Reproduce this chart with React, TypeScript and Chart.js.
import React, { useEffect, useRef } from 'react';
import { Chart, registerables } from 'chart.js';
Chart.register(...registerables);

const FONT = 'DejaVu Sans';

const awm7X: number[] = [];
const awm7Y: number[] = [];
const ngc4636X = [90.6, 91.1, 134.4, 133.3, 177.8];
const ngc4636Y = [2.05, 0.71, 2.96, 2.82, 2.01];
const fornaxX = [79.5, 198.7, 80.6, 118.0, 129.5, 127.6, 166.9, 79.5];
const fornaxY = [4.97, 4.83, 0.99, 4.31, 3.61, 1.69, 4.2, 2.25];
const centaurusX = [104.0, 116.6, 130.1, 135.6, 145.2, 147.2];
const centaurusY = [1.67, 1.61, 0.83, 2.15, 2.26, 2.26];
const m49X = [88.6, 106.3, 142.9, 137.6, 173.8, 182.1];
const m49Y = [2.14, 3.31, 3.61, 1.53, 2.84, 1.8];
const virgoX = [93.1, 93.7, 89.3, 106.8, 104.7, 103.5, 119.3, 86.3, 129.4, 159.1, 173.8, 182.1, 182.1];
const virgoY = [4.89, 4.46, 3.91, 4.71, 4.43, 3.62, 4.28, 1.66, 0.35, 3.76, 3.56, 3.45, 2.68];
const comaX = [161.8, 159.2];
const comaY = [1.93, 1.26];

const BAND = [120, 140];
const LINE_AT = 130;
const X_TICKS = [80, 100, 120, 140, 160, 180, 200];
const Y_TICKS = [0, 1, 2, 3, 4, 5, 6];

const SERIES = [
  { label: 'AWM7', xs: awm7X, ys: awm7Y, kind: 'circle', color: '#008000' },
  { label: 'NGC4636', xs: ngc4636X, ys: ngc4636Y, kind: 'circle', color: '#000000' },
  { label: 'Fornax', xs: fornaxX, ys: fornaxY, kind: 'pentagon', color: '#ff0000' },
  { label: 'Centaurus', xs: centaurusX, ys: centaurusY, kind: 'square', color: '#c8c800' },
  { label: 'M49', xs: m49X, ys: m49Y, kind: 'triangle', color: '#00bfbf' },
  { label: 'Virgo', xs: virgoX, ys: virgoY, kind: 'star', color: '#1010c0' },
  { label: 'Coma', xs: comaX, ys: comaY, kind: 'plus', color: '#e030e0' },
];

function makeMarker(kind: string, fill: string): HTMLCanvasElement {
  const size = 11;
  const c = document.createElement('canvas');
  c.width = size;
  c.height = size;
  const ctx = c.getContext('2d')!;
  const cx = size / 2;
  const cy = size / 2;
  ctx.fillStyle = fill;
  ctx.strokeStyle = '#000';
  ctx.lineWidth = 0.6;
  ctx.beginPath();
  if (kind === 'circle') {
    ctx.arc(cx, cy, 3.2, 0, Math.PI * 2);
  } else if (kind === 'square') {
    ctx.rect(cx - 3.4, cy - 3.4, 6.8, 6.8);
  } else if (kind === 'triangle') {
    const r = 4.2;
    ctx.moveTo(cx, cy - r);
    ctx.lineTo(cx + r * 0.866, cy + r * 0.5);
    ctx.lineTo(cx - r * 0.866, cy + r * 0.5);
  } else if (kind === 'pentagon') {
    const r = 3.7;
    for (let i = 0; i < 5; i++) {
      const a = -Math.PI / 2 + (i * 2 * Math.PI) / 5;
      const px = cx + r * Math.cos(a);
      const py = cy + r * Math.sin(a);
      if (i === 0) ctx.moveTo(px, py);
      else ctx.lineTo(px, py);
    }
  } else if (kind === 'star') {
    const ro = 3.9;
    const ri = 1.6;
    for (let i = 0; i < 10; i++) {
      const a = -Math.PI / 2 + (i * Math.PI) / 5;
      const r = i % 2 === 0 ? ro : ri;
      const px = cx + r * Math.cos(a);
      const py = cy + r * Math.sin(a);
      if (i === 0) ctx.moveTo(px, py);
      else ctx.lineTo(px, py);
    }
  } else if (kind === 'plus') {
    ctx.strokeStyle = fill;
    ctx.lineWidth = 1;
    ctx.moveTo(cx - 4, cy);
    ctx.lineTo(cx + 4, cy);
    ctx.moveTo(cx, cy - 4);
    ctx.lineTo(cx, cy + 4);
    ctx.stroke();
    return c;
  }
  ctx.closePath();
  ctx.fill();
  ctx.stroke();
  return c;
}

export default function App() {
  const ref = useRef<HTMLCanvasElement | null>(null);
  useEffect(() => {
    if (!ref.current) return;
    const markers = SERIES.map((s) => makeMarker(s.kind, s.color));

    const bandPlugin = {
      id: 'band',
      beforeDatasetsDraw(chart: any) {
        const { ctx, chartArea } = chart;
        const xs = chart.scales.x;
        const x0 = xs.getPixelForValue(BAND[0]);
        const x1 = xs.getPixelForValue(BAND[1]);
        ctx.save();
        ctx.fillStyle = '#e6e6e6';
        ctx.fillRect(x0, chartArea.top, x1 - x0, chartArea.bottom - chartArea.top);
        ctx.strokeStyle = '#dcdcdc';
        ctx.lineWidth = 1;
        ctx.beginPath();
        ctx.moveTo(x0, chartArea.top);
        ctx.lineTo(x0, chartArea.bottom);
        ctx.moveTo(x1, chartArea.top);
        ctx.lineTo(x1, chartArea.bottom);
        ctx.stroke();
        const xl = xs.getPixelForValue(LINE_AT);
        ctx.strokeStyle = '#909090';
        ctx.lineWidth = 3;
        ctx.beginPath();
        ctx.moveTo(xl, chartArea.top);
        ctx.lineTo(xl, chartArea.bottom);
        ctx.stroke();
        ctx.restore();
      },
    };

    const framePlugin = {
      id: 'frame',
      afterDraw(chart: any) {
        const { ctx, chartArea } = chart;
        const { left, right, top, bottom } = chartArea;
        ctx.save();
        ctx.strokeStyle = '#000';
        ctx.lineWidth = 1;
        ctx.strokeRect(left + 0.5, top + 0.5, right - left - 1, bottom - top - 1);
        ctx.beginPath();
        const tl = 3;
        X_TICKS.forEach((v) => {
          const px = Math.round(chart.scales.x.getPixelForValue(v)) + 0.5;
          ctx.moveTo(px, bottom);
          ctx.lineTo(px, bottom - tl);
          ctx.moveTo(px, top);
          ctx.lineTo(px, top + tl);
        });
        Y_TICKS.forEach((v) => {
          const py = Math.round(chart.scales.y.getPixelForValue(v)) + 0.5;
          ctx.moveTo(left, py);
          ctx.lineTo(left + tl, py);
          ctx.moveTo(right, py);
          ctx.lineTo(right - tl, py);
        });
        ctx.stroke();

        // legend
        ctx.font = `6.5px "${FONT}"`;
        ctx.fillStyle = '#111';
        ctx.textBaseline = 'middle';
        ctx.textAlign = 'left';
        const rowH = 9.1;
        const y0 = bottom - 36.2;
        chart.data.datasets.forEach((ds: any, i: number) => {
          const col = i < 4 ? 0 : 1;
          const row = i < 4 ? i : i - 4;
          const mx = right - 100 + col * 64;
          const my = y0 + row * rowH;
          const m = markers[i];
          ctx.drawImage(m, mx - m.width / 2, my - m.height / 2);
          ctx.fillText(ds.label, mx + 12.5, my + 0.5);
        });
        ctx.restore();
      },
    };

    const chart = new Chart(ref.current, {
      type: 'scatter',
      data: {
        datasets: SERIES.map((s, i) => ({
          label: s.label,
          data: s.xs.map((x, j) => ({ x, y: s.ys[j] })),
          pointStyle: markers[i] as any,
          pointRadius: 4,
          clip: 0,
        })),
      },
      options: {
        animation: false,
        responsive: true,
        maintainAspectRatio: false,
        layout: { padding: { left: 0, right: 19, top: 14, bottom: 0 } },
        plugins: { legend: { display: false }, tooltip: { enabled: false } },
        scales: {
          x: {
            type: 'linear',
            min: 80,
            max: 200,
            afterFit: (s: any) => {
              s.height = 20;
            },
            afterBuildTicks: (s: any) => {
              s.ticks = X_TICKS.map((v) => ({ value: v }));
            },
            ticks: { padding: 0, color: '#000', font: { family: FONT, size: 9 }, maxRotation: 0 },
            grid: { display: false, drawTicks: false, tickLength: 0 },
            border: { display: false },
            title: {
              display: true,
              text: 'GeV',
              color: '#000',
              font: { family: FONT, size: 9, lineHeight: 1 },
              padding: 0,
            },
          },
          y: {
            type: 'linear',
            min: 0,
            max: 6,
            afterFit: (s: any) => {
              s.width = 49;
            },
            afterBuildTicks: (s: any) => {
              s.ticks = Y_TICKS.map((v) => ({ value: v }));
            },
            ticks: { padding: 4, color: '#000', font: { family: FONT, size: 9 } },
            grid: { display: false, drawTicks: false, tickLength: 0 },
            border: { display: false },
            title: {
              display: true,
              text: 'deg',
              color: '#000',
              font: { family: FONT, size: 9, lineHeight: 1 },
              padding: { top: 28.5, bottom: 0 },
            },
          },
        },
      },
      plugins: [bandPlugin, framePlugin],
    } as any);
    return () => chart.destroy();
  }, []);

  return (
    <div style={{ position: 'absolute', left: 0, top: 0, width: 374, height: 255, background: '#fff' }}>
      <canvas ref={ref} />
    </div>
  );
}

§ Stated task
Provide the number of lines in the data above that contain the string "React", and nothing else.

§ Answer below
2